When crafting his political formation, he seems to have overlooked the fact that to survive, you need formidable allies around you. In short, to beat the system you need to strategically create your own ‘system.’ The configurations that surround Ruto presently are his own political creations and not allies drawn from pre-existing powers. This is what makes them pawns.

When crafting his political strategy in 2013, Ruto seems to have overlooked the power matrix. Rather than investing with the elite, Ruto has invested with the masses. But power theory suggests that the masses are for the most part inconsequential. The ground could be with him, but the elite may not. And yet it is the elite with the true power to either make him president, or curtail his ambitions. In his hour of need, the decisions of those with him may not count.

Someone once said that if democracy ever changed anything, it would never be allowed to happen. The Russian version of democratic skepticism is even cruder: it is not the people who vote that count, it is those who count the votes.

Power in a corporation does not really rest with the shareholders. It rests with the executive committee headed by the CEO and the board of directors. Power, in a political party does not rest with party members, it rests with the owners of the party.

Power, in a country does not lie with citizens, at large. It resides within the narrow, corps of essentials; a small group of powerful people, who have the money and legal authority to overthrow the incumbent.

Borrowing from Bruce Mesquita and Alastair Smith in the ‘Dictator’s Handbook,’ for any leader, the political landscape can be broken down into three groups of people, let’s use Ruto’s current foe, Raila Odinga to demonstrate this landscape.

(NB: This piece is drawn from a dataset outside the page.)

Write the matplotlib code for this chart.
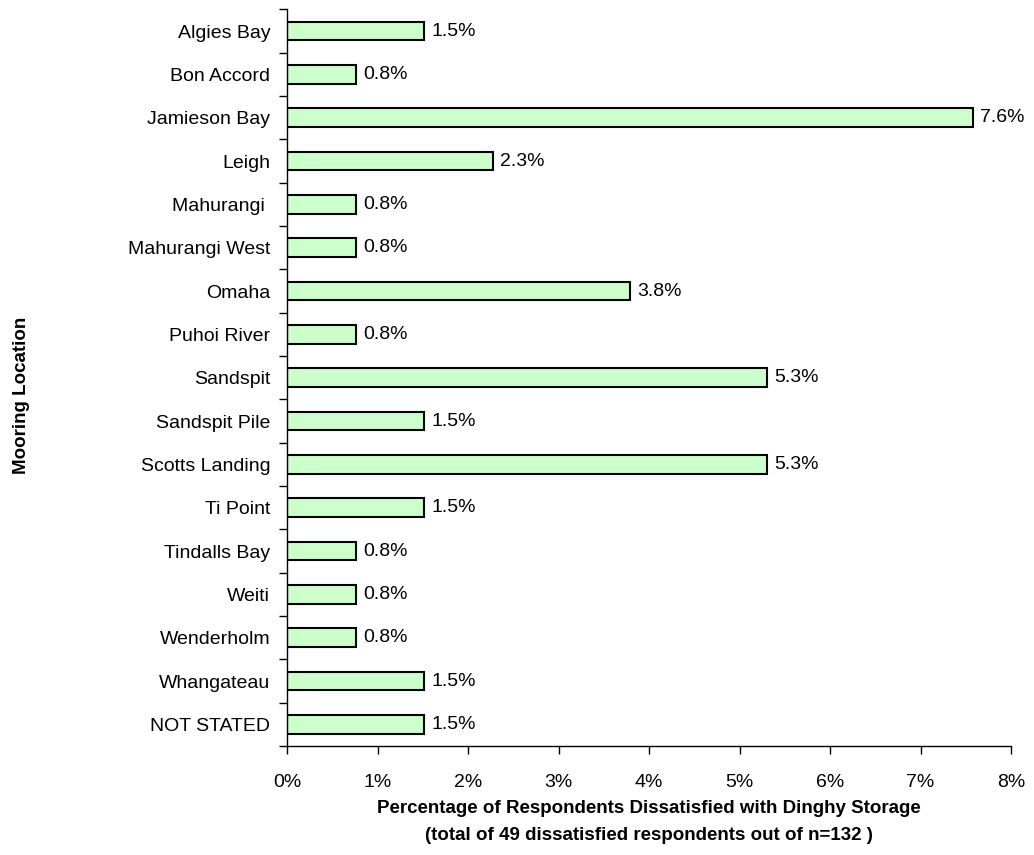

First, are the ‘Interchangables’- this is the general populace with Raila’s six million or so voters. Second are the ‘Influentials’, the group that actually chooses the leader. These are 3,000 or so ODM party members who occasionally convene the National Delegates Conference to elect or select their party leader.

Finally; the ‘Essentials,’ the people with the power to overthrow the leader. This is the clique that surrounds Railaa consisting of power brokers, key advisers and rich capitalists. In other words, ‘The Establishment’.

And because Raila is not just an individual, but a corporate entity, he has to regularly account to his critical shareholders- the ‘Essentials.’

When the Deputy President accuses to ‘The System’ of fighting it, he does it ‘covetingly,’ with grudging admiration. He secretly covets it. It is his exclusion from this shadowy system, that is making his dream for the presidency unattainable.

Hypothetically, if ‘The System’ sent Ruto a complimentary ‘System membership card,’ he would accept it in a heartbeat. But seeing that this will never happen, it falls on Ruto to create his own system. He must find his political queen, and turn his pawns into bishops, knights and rooks. Unfortunately, this requires time. His chess pieces as they stand are not 2022 ready. The can’t match up against ‘The System.’